Certo non vi suonerà nuova la notizia che i governi e i paesi che hanno aderito alla Cdb non stanno facendo abbastanza per rallentare il tasso di perdita di habitat, ridurre l’inquinamento e fermare lo sfruttamento incontrollato delle risorse presenti nei mari e negli oceani. A quasi metà percorso dalla scadenza degli obiettivi (2011-2020) fissati in Giappone nel 2010 durante la decima conferenza della Cdb, la realtà sembra essere più dura del previsto. Dei 56 punti accettati dai paesi che hanno ratificato il Protocollo (noti come target di Aichi), solo cinque potrebbero essere rispettati, mentre 33 hanno fatto registrare progressi non sufficienti per onorare la scadenza del 2020.

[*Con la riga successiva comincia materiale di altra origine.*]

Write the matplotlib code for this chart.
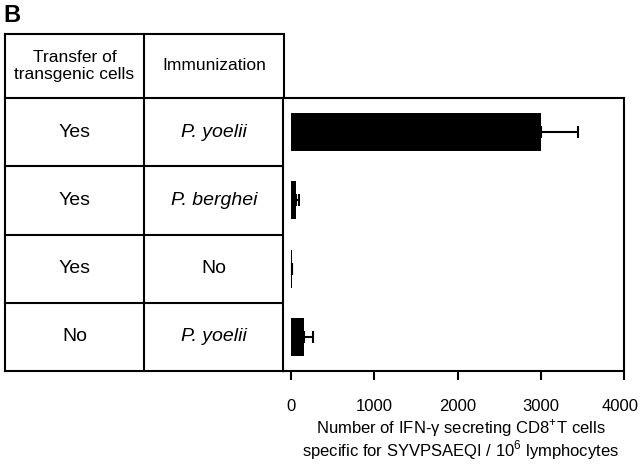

Il rapporto è chiaro: “il rischio medio di estinzione di uccelli, mammiferi, anfibi e coralli non ha mostrato segnali di riduzione” mentre “il tasso di deforestazione, seppur in leggero calo, continua ad essere allarmante”. Il segretario esecutivo della Convenzione, Braulio Ferreira de Souza Dias conferma la preoccupazione sul fatto che gli stati non stiano facendo abbastanza: “Tutti gli indicatori suggeriscono che lo stato della biodiversità è in continuo peggioramento e ha bisogno di interventi urgenti”. Il Living planet report 2014 del Wwf contiene un dato che ha sconvolto biologi ed esperti in tutto il mondo: la fauna selvatica ha perso più di metà della sua ricchezza tra il 1970 e il 2010 a causa di inquinamento e distruzione degli habitat naturali. Un dato molto più alto, e quindi grave, di quanto si pensasse finora.
Ma non sono certo questi argomenti interessanti quanto le tette di qualche conduttrice televisiva vero?